# [Task instructions]
Repeat every line of the data exactly, but not the pictures.

# [Data section]
>>
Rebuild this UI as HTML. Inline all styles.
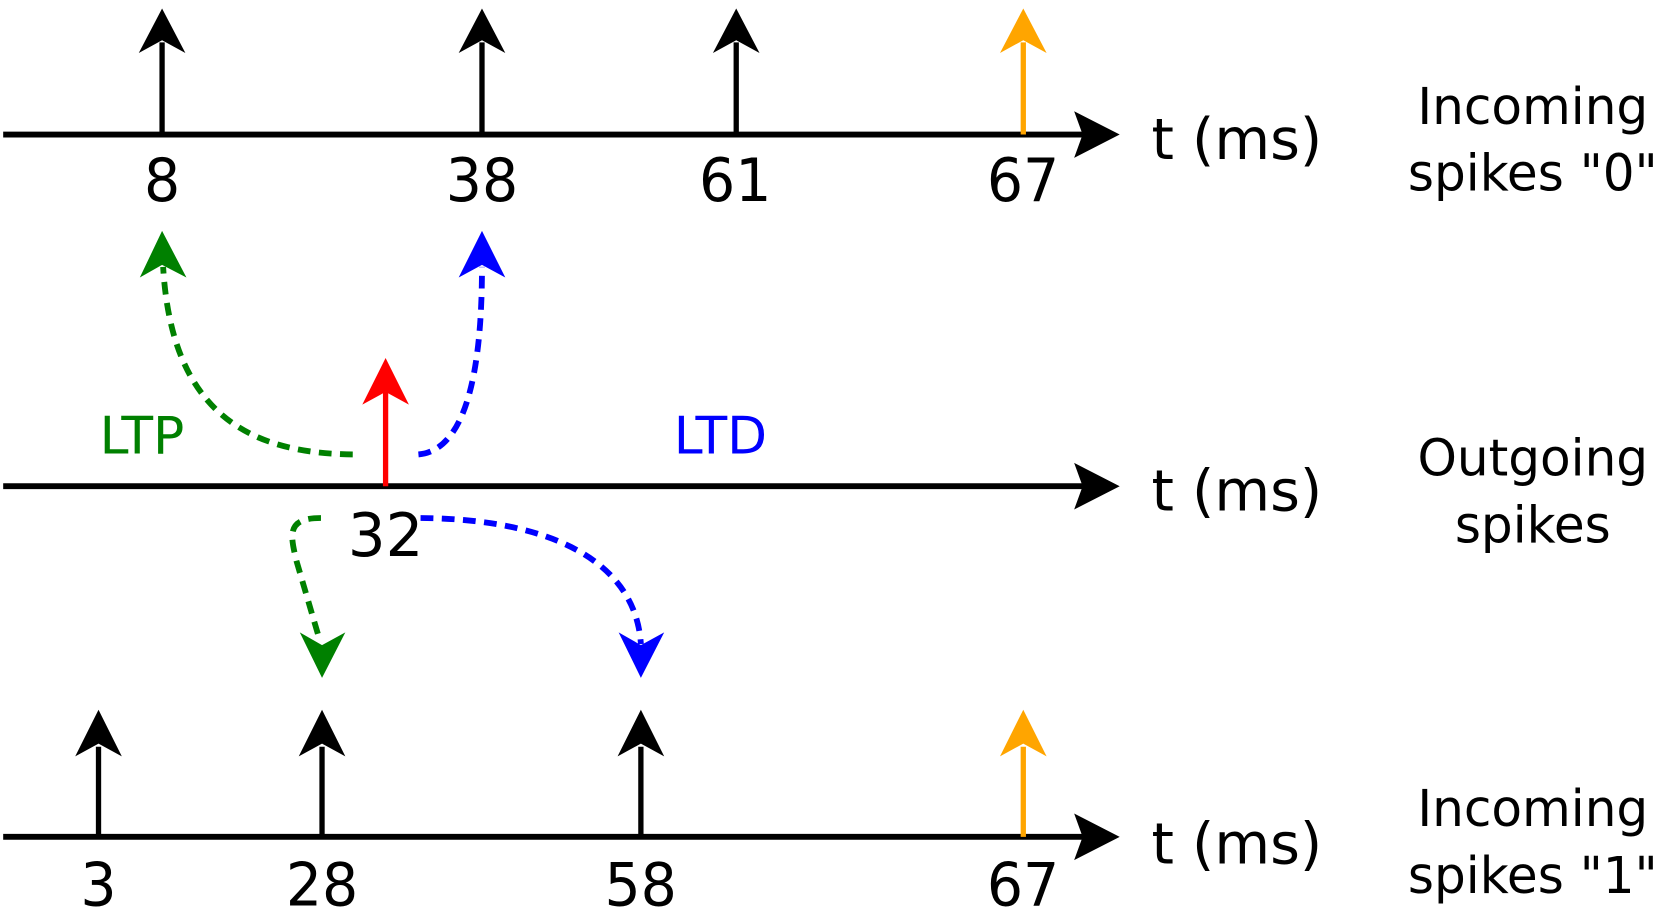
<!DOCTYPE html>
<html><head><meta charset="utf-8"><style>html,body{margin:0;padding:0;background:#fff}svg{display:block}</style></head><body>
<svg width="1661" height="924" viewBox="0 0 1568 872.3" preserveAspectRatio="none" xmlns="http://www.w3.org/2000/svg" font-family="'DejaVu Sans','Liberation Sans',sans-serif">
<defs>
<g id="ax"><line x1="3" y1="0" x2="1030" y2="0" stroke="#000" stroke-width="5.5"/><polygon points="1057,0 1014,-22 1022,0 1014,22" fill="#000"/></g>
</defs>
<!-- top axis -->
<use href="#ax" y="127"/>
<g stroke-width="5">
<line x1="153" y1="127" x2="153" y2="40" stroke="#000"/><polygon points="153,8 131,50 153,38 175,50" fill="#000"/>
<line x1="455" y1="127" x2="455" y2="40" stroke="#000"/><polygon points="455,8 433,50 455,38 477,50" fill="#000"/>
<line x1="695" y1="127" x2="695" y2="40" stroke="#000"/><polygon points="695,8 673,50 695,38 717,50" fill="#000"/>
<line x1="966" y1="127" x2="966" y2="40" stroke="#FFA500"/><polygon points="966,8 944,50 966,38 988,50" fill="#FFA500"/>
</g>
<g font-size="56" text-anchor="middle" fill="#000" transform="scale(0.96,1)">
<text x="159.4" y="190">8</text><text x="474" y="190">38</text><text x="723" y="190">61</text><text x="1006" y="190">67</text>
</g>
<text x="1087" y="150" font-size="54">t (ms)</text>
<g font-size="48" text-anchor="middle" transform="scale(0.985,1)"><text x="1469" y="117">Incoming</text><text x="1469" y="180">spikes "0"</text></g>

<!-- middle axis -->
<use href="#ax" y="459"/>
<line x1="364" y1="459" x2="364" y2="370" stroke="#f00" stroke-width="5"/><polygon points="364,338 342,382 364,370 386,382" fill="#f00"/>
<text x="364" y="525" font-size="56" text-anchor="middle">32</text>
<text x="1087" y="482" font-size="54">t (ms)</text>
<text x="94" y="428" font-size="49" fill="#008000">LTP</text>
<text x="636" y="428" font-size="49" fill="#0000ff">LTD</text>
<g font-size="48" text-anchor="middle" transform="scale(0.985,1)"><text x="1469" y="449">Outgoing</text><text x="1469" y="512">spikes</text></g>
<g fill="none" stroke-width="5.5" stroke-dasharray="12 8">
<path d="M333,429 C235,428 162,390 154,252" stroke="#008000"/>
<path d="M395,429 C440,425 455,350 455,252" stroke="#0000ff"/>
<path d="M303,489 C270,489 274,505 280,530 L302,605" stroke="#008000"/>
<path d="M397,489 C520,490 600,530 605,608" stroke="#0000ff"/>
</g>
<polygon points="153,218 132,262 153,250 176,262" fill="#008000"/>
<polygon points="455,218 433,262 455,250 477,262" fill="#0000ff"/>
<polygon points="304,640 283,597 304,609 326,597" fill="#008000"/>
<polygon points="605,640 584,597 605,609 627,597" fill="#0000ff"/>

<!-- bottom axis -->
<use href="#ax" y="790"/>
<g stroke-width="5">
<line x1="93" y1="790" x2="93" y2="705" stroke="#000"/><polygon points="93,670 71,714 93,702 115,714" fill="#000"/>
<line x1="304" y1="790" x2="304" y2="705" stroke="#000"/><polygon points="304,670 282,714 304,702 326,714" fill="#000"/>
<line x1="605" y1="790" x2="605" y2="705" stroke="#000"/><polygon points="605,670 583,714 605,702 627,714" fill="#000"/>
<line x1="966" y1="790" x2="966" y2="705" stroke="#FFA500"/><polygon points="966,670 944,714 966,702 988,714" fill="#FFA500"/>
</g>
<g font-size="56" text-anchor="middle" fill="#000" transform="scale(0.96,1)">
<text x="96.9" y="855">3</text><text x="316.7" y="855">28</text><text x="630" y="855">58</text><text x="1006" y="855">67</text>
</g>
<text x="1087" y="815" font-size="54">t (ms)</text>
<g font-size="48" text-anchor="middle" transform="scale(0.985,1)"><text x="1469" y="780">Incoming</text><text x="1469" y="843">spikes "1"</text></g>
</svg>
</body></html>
<<
# [Completed exercise]
Rebuild this UI as HTML. Inline all styles.
<!DOCTYPE html>
<html><head><meta charset="utf-8"><style>html,body{margin:0;padding:0;background:#fff}svg{display:block}</style></head><body>
<svg width="1661" height="924" viewBox="0 0 1568 872.3" preserveAspectRatio="none" xmlns="http://www.w3.org/2000/svg" font-family="'DejaVu Sans','Liberation Sans',sans-serif">
<defs>
<g id="ax"><line x1="3" y1="0" x2="1030" y2="0" stroke="#000" stroke-width="5.5"/><polygon points="1057,0 1014,-22 1022,0 1014,22" fill="#000"/></g>
</defs>
<!-- top axis -->
<use href="#ax" y="127"/>
<g stroke-width="5">
<line x1="153" y1="127" x2="153" y2="40" stroke="#000"/><polygon points="153,8 131,50 153,38 175,50" fill="#000"/>
<line x1="455" y1="127" x2="455" y2="40" stroke="#000"/><polygon points="455,8 433,50 455,38 477,50" fill="#000"/>
<line x1="695" y1="127" x2="695" y2="40" stroke="#000"/><polygon points="695,8 673,50 695,38 717,50" fill="#000"/>
<line x1="966" y1="127" x2="966" y2="40" stroke="#FFA500"/><polygon points="966,8 944,50 966,38 988,50" fill="#FFA500"/>
</g>
<g font-size="56" text-anchor="middle" fill="#000" transform="scale(0.96,1)">
<text x="159.4" y="190">8</text><text x="474" y="190">38</text><text x="723" y="190">61</text><text x="1006" y="190">67</text>
</g>
<text x="1087" y="150" font-size="54">t (ms)</text>
<g font-size="48" text-anchor="middle" transform="scale(0.985,1)"><text x="1469" y="117">Incoming</text><text x="1469" y="180">spikes "0"</text></g>

<!-- middle axis -->
<use href="#ax" y="459"/>
<line x1="364" y1="459" x2="364" y2="370" stroke="#f00" stroke-width="5"/><polygon points="364,338 342,382 364,370 386,382" fill="#f00"/>
<text x="364" y="525" font-size="56" text-anchor="middle">32</text>
<text x="1087" y="482" font-size="54">t (ms)</text>
<text x="94" y="428" font-size="49" fill="#008000">LTP</text>
<text x="636" y="428" font-size="49" fill="#0000ff">LTD</text>
<g font-size="48" text-anchor="middle" transform="scale(0.985,1)"><text x="1469" y="449">Outgoing</text><text x="1469" y="512">spikes</text></g>
<g fill="none" stroke-width="5.5" stroke-dasharray="12 8">
<path d="M333,429 C235,428 162,390 154,252" stroke="#008000"/>
<path d="M395,429 C440,425 455,350 455,252" stroke="#0000ff"/>
<path d="M303,489 C270,489 274,505 280,530 L302,605" stroke="#008000"/>
<path d="M397,489 C520,490 600,530 605,608" stroke="#0000ff"/>
</g>
<polygon points="153,218 132,262 153,250 176,262" fill="#008000"/>
<polygon points="455,218 433,262 455,250 477,262" fill="#0000ff"/>
<polygon points="304,640 283,597 304,609 326,597" fill="#008000"/>
<polygon points="605,640 584,597 605,609 627,597" fill="#0000ff"/>

<!-- bottom axis -->
<use href="#ax" y="790"/>
<g stroke-width="5">
<line x1="93" y1="790" x2="93" y2="705" stroke="#000"/><polygon points="93,670 71,714 93,702 115,714" fill="#000"/>
<line x1="304" y1="790" x2="304" y2="705" stroke="#000"/><polygon points="304,670 282,714 304,702 326,714" fill="#000"/>
<line x1="605" y1="790" x2="605" y2="705" stroke="#000"/><polygon points="605,670 583,714 605,702 627,714" fill="#000"/>
<line x1="966" y1="790" x2="966" y2="705" stroke="#FFA500"/><polygon points="966,670 944,714 966,702 988,714" fill="#FFA500"/>
</g>
<g font-size="56" text-anchor="middle" fill="#000" transform="scale(0.96,1)">
<text x="96.9" y="855">3</text><text x="316.7" y="855">28</text><text x="630" y="855">58</text><text x="1006" y="855">67</text>
</g>
<text x="1087" y="815" font-size="54">t (ms)</text>
<g font-size="48" text-anchor="middle" transform="scale(0.985,1)"><text x="1469" y="780">Incoming</text><text x="1469" y="843">spikes "1"</text></g>
</svg>
</body></html>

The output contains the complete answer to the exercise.